The earth return current from the lights, horn and instruments also flow through low reactivity joints and any induced voltage in the coil bracket is quashed. A short wire between the 2 bolted earth points in the left-hand side of the rear subframe as shown on a Uly below, means other sundry earth return currents, are also routed through low reactivity joints. Edit: XBS's have the ECM grounded on one side of the rear sub-frame and the battery on the other. That makes an extra earth wire between the ECM ground point on one sub-frame half and the battery negative cable ground point on the other side VERY VERY important.
View attachment 10168
All these earth joints are still connected to aluminum, but don’t NEED the aluminum as a current path.
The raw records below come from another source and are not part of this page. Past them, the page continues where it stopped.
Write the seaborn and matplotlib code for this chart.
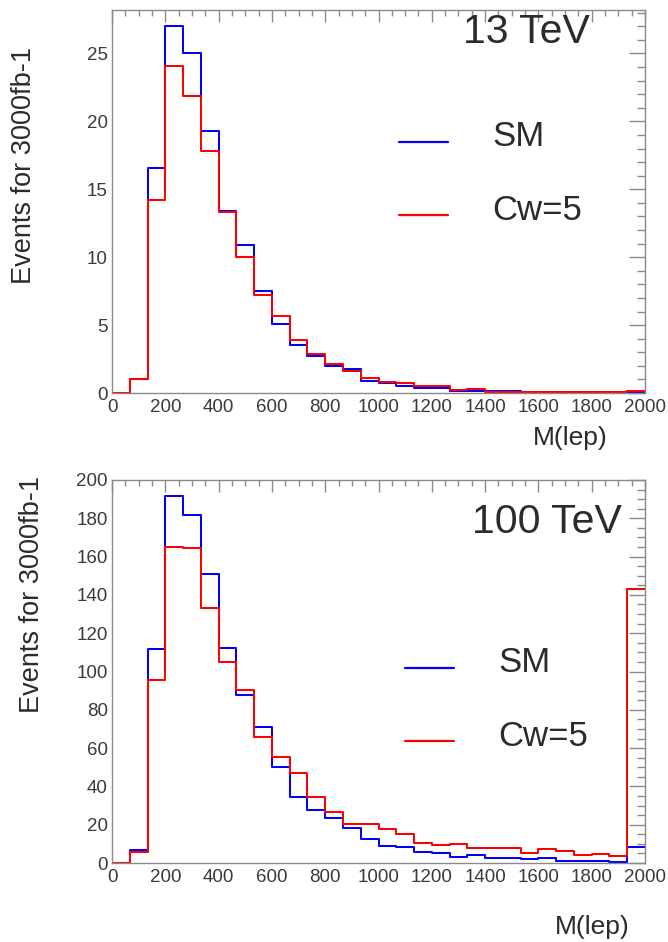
import numpy as np
import pandas as pd
import matplotlib
matplotlib.use("Agg")
import matplotlib.pyplot as plt
import matplotlib.transforms as mtransforms
import seaborn as sns
from matplotlib.ticker import MultipleLocator

# ---------------- data (30 bins of M(lep) from 0 to 2000) ----------------
bin_edges = [float(v) for v in np.linspace(0, 2000, 31)]
bin_centers = [0.5 * (a + b) for a, b in zip(bin_edges[:-1], bin_edges[1:])]

sm_13 = [0, 1.0, 16.6, 27.0, 25.0, 19.3, 13.4, 10.9, 7.5, 5.1,
         3.5, 2.75, 1.96, 1.75, 0.9, 0.71, 0.54, 0.34, 0.34, 0.17,
         0.17, 0.15, 0.15, 0.05, 0.05, 0.05, 0.05, 0.1, 0.05, 0.05]
cw5_13 = [0, 1.0, 14.2, 24.1, 21.9, 17.8, 13.3, 10.0, 7.2, 5.7,
          3.9, 2.85, 2.1, 1.65, 1.13, 0.83, 0.71, 0.51, 0.51, 0.22,
          0.29, 0.1, 0.1, 0.1, 0.1, 0.1, 0.1, 0.1, 0.1, 0.17]

sm_100 = [0, 7.0, 112, 191.5, 181.5, 151, 112.5, 87.5, 71, 50,
          34.5, 27.7, 23.5, 18.2, 12.4, 9.0, 8.3, 6.0, 5.0, 3.3,
          4.2, 2.4, 2.4, 2.1, 2.4, 1.2, 1.2, 1.2, 0.7, 8.3]
cw5_100 = [0, 5.6, 95.7, 165, 164.5, 133.4, 104.7, 90.4, 65.6, 55.5,
           47, 34.6, 26.6, 20.6, 20.6, 17.6, 15.0, 10.6, 9.4, 9.9,
           7.7, 7.7, 7.7, 5.4, 7.1, 6.4, 4.2, 4.5, 3.7, 143]

series_labels = ["SM", "Cw=5"]
panel_titles = ["13 TeV", "100 TeV"]
x_ticks = [0, 200, 400, 600, 800, 1000, 1200, 1400, 1600, 1800, 2000]
y_ticks_13 = [0, 5, 10, 15, 20, 25]
y_ticks_100 = [0, 20, 40, 60, 80, 100, 120, 140, 160, 180, 200]

# ---------------- style ----------------
sns.set_theme(style="white")
plt.rcParams["font.family"] = ["Liberation Sans", "DejaVu Sans"]
TEXT = "#2b2b2b"
TICKTEXT = "#3a3a3a"
FRAME = "#8a8a8a"

W, H = 668, 942
fig = plt.figure(figsize=(W / 100, H / 100), dpi=100)
fig.patch.set_facecolor("white")

def px_axes(left, top, right, bottom):
    return fig.add_axes([left / W, 1 - bottom / H, (right - left) / W, (bottom - top) / H])

ax1 = px_axes(112, 10, 645, 393)
ax2 = px_axes(112, 480, 645, 863)

panels = [
    (ax1, sm_13, cw5_13, 28.2, y_ticks_13, 1),
    (ax2, sm_100, cw5_100, 200, y_ticks_100, 5),
]

line_shift = mtransforms.ScaledTranslation(0, -0.08, fig.dpi_scale_trans)

for ax, sm, cw, ymax, yt, yminor in panels:
    df_sm = pd.DataFrame({"M": bin_centers, "events": sm})
    df_cw = pd.DataFrame({"M": bin_centers, "events": cw})
    sns.histplot(data=df_sm, x="M", weights="events", bins=bin_edges,
                 element="step", fill=False, color="#0000ff", linewidth=1.45, ax=ax)
    sns.histplot(data=df_cw, x="M", weights="events", bins=bin_edges,
                 element="step", fill=False, color="#ff0000", linewidth=1.45, ax=ax)
    ax.set_xlim(0, 2000)
    ax.set_ylim(0, ymax)
    ax.set_xticks(x_ticks)
    ax.set_yticks(yt)
    ax.xaxis.set_minor_locator(MultipleLocator(50))
    ax.yaxis.set_minor_locator(MultipleLocator(yminor))
    ax.tick_params(which="both", direction="in", top=True, right=True,
                   colors=FRAME, labelcolor=TICKTEXT, labelsize=13.5, width=1)
    ax.tick_params(axis="x", which="major", length=8.5, pad=4)
    ax.tick_params(axis="x", which="minor", length=4.5)
    ax.tick_params(axis="y", which="major", length=11.5, pad=3)
    ax.tick_params(axis="y", which="minor", length=6)
    for s in ax.spines.values():
        s.set_color(FRAME)
        s.set_linewidth(1)
    ax.set_ylabel("Events for 3000fb-1", fontsize=19.5, color=TEXT)
    ax.set_xlabel("M(lep)", fontsize=19, color=TEXT)
    ax.xaxis.label.set_ha("right")

    lines = ax.get_lines()
    leg = ax.legend(lines[:2], series_labels, loc="upper left", frameon=False,
                    fontsize=25, handlelength=1.4, handletextpad=1.3,
                    labelspacing=1.17, borderpad=0, borderaxespad=0,
                    labelcolor=TEXT)
    for h in leg.legend_handles:
        h.set_linewidth(1.6)
        h.set_transform(h.get_transform() + line_shift)

# legend/label/title placements (axes fractions)
ax1.legend_.set_bbox_to_anchor(((399 - 112) / 533, (393 - 120) / 383), transform=ax1.transAxes)
ax2.legend_.set_bbox_to_anchor(((405 - 112) / 533, (863 - 646) / 383), transform=ax2.transAxes)

ax1.text((590 - 112) / 533, (393 - 13) / 383, panel_titles[0], transform=ax1.transAxes,
         ha="right", va="top", fontsize=29.5, color=TEXT)
ax2.text((622 - 112) / 533, (863 - 503) / 383, panel_titles[1], transform=ax2.transAxes,
         ha="right", va="top", fontsize=29.5, color=TEXT)

ax1.yaxis.set_label_coords((37 - 112) / 533, (393 - 165) / 383)
ax2.yaxis.set_label_coords((45 - 112) / 533, (863 - 594) / 383)
ax1.xaxis.set_label_coords((608 - 112) / 533, (393 - 426) / 383)
ax2.xaxis.set_label_coords((630 - 112) / 533, (863 - 915) / 383)

fig.savefig("out.png", dpi=100, facecolor="white")
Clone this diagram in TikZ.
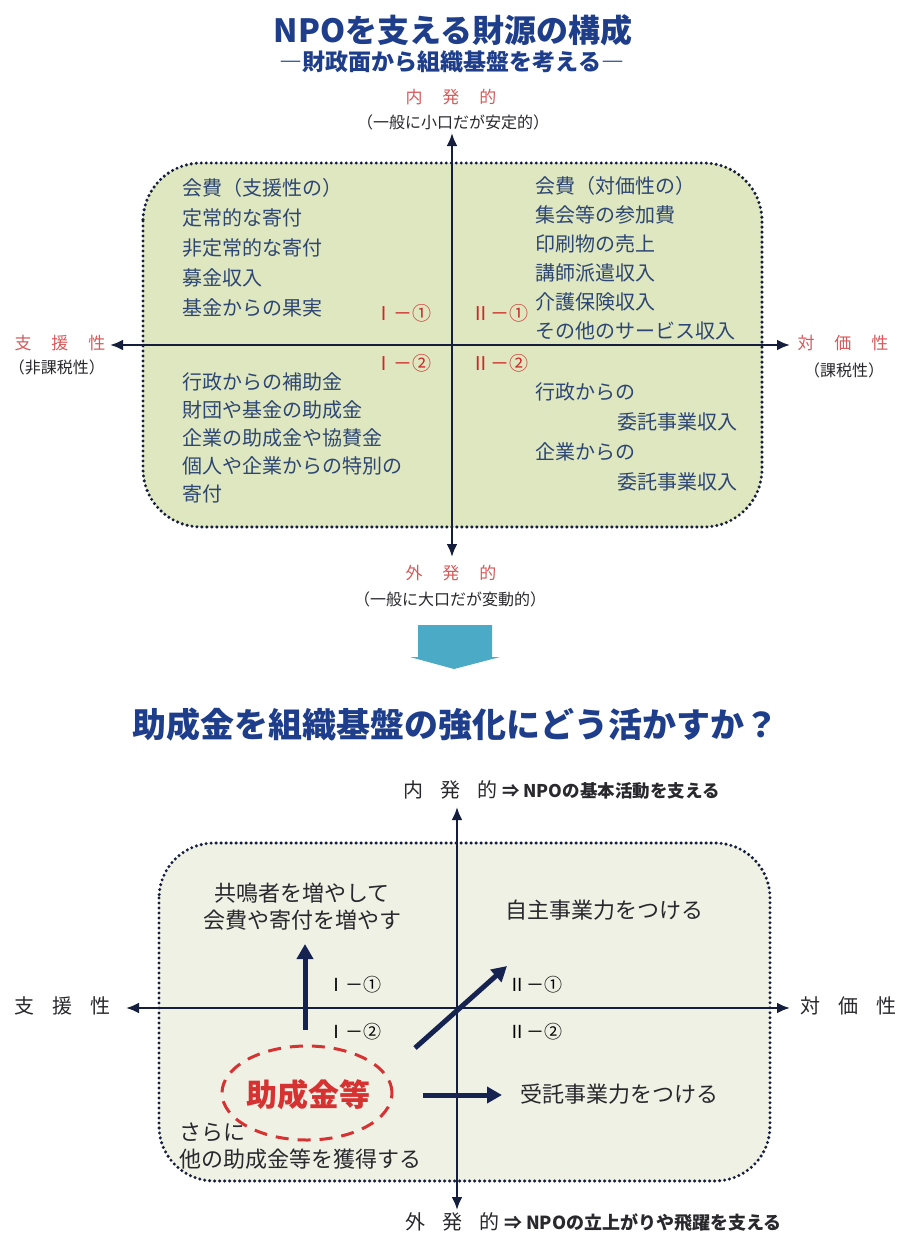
\documentclass[tikz,border=0pt]{standalone}
\usepackage{fontspec}
\setmainfont{Noto Sans CJK JP}
\usetikzlibrary{arrows.meta,shapes.geometric}
\definecolor{titleblue}{RGB}{30,62,140}
\definecolor{txtblue}{RGB}{45,70,115}
\definecolor{lblred}{RGB}{205,40,40}
\definecolor{pinkred}{RGB}{215,90,90}
\definecolor{axiscol}{RGB}{22,30,62}
\definecolor{fillA}{RGB}{223,231,192}
\definecolor{fillB}{RGB}{239,241,228}
\definecolor{blockblue}{RGB}{75,170,198}
\definecolor{darktxt}{RGB}{40,40,45}
\definecolor{navy}{RGB}{22,35,80}
\definecolor{ellred}{RGB}{215,50,50}
\begin{document}
\begin{tikzpicture}[x=1pt,y=-1pt,
  every node/.style={inner sep=0pt,outer sep=0pt},
  dotborder/.style={draw=axiscol,line width=3.4pt,dash pattern=on 0pt off 5pt,line cap=round},
  axisline/.style={draw=axiscol,line width=2.4pt,{Latex[length=13pt,width=11pt]}-{Latex[length=13pt,width=11pt]}},
  qtext/.style={text=txtblue,align=left,anchor=north west},
  rlabel/.style={text=lblred,font=\fontsize{19}{21}\selectfont},
  blabel/.style={text=black,font=\fontsize{18}{20}\selectfont},
  axred/.style={text=pinkred,font=\fontsize{17}{19}\selectfont},
  axsub/.style={text=darktxt,font=\fontsize{16}{18}\selectfont},
  btext/.style={text=darktxt,font=\fontsize{22}{27}\selectfont},
  thickarrow/.style={draw=navy,line width=5pt,-{Triangle[length=15pt,width=16pt]}},
  titlestyle/.style={text=titleblue,font=\bfseries}
]
\useasboundingbox (0,0) rectangle (906,1235);
\fill[white] (0,0) rectangle (906,1235);

% ---------- top diagram ----------
\node[titlestyle,font=\fontsize{32}{36}\selectfont\bfseries] (t1title) at (453,30) {NPOを支える財源の構成};
\node[titlestyle,font=\fontsize{23}{26}\selectfont\bfseries] (t1sub) at (452,62) {―財政面から組織基盤を考える―};

\filldraw[fill=fillA,dotborder,rounded corners=58pt] (143,163) rectangle (762,527);

\node[axred] (t1in) at (451,97) {内\hspace{20pt}発\hspace{20pt}的};
\node[axsub] (t1insub) at (453,122) {（一般に小口だが安定的）};
\node[axred] (t1out) at (451,573) {外\hspace{20pt}発\hspace{20pt}的};
\node[axsub] (t1outsub) at (450,599) {（一般に大口だが変動的）};
\node[axred] (t1left) at (60,343) {支\hspace{20pt}援\hspace{20pt}性};
\node[axsub] (t1leftsub) at (57,367) {（非課税性）};
\node[axred] (t1right) at (843,343) {対\hspace{20pt}価\hspace{20pt}性};
\node[axsub] (t1rightsub) at (844,370) {（課税性）};

\coordinate (v1t) at (452,133);
\coordinate (v1b) at (452,557);
\coordinate (h1l) at (110,345);
\coordinate (h1r) at (790,345);
\draw[axisline] (v1b) -- (v1t);
\draw[axisline] (h1l) -- (h1r);

\node[qtext,font=\fontsize{20}{30}\selectfont] (t1tl) at (182,178) {会費（支援性の）\\定常的な寄付\\非定常的な寄付\\募金収入\\基金からの果実};
\node[qtext,font=\fontsize{20}{29}\selectfont] (t1tr) at (535,176) {会費（対価性の）\\集会等の参加費\\印刷物の売上\\講師派遣収入\\介護保険収入\\その他のサービス収入};
\node[qtext,font=\fontsize{20}{28}\selectfont] (t1bl) at (182,373) {行政からの補助金\\財団や基金の助成金\\企業の助成金や協賛金\\個人や企業からの特別の\\寄付};
\node[qtext,font=\fontsize{20}{30}\selectfont] (t1br) at (535,383) {行政からの\\\hspace*{82pt}委託事業収入\\企業からの\\\hspace*{82pt}委託事業収入};

\node[rlabel] (t1q1a) at (403,313) {Ⅰ－①};
\node[rlabel] (t1q2a) at (500,313) {Ⅱ－①};
\node[rlabel] (t1q1b) at (403,363) {Ⅰ－②};
\node[rlabel] (t1q2b) at (500,363) {Ⅱ－②};

% ---------- block arrow ----------
\fill[blockblue] (418,625) -- (492,625) -- (492,657) -- (500,657) -- (454,669) -- (410,657) -- (418,657) -- cycle;

% ---------- bottom diagram ----------
\node[titlestyle,font=\fontsize{34}{38}\selectfont\bfseries] (t2title) at (455,725) {助成金を組織基盤の強化にどう活かすか？};

\filldraw[fill=fillB,dotborder,rounded corners=55pt] (159,843) rectangle (770,1181);

\node[anchor=west,text=darktxt] (t2in) at (403,790) {{\fontsize{20}{22}\selectfont 内\hspace{17pt}発\hspace{17pt}的}\hspace{5pt}{\fontsize{17.5}{19}\selectfont\bfseries ⇒ NPOの基本活動を支える}};
\node[anchor=west,text=darktxt] (t2out) at (405,1222) {{\fontsize{20}{22}\selectfont 外\hspace{17pt}発\hspace{17pt}的}\hspace{5pt}{\fontsize{18}{19}\selectfont\bfseries ⇒ NPOの立上がりや飛躍を支える}};
\node[text=darktxt,font=\fontsize{20}{22}\selectfont] (t2left) at (62,1006) {支\hspace{18pt}援\hspace{18pt}性};
\node[text=darktxt,font=\fontsize{20}{22}\selectfont] (t2right) at (848,1006) {対\hspace{18pt}価\hspace{18pt}性};

\coordinate (v2t) at (457,807);
\coordinate (v2b) at (457,1210);
\coordinate (h2l) at (126,1008);
\coordinate (h2r) at (790,1008);
\draw[axisline] (v2b) -- (v2t);
\draw[axisline] (h2l) -- (h2r);

\node[btext,align=center] (t2tl) at (302,907) {共鳴者を増やして\\会費や寄付を増やす};
\node[btext] (t2tr) at (604,910) {自主事業力をつける};
\node[btext] (t2br) at (619,1094) {受託事業力をつける};
\node[btext,align=left,anchor=north west] (t2more) at (179,1123) {さらに\\他の助成金等を獲得する};

\node[blabel] (t2q1a) at (354,985) {Ⅰ－①};
\node[blabel] (t2q2a) at (535,985) {Ⅱ－①};
\node[blabel] (t2q1b) at (354,1032) {Ⅰ－②};
\node[blabel] (t2q2b) at (535,1032) {Ⅱ－②};

\node[draw=ellred,line width=3pt,dash pattern=on 13pt off 9pt,ellipse,minimum width=170pt,minimum height=94pt] (t2ell) at (307,1093) {};
\node[text=ellred,font=\fontsize{31}{33}\selectfont\bfseries] (t2grant) at (308,1095) {助成金等};

\coordinate (upS) at (305,1030);
\coordinate (upE) at (305,944);
\draw[thickarrow] (upS) -- (upE);
\coordinate (diS) at (415,1048);
\coordinate (diE) at (507,966);
\draw[thickarrow] (diS) -- (diE);
\coordinate (riS) at (423,1095);
\coordinate (riE) at (502,1095);
\draw[thickarrow] (riS) -- (riE);
\end{tikzpicture}
\end{document}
If you were OCD about it, you’d run an earth return from both the Engine Temp and O2 sensors, but engine vibration would be a problem and the above works. However, if you suspect a dud ET or O2 sensor, maybe try earthing it directly before replacing it??? Edit:Like this 2nd last post on this thread https://www.buellxb.com/forum/showthread.php?53215-Fan-not-running-hmmmmm!/page3&highlight=Live+Data

Hi and thank you for the guide! A question, where did you Travel the extra wire from the braided strap to the steering head earth? I Wanna do it as much hide I can, i Wanna go between frame and Engine, then fix it to the clutch cable, but i dont know if the heat Will damage it. Could you or someone else that done it before post some picture?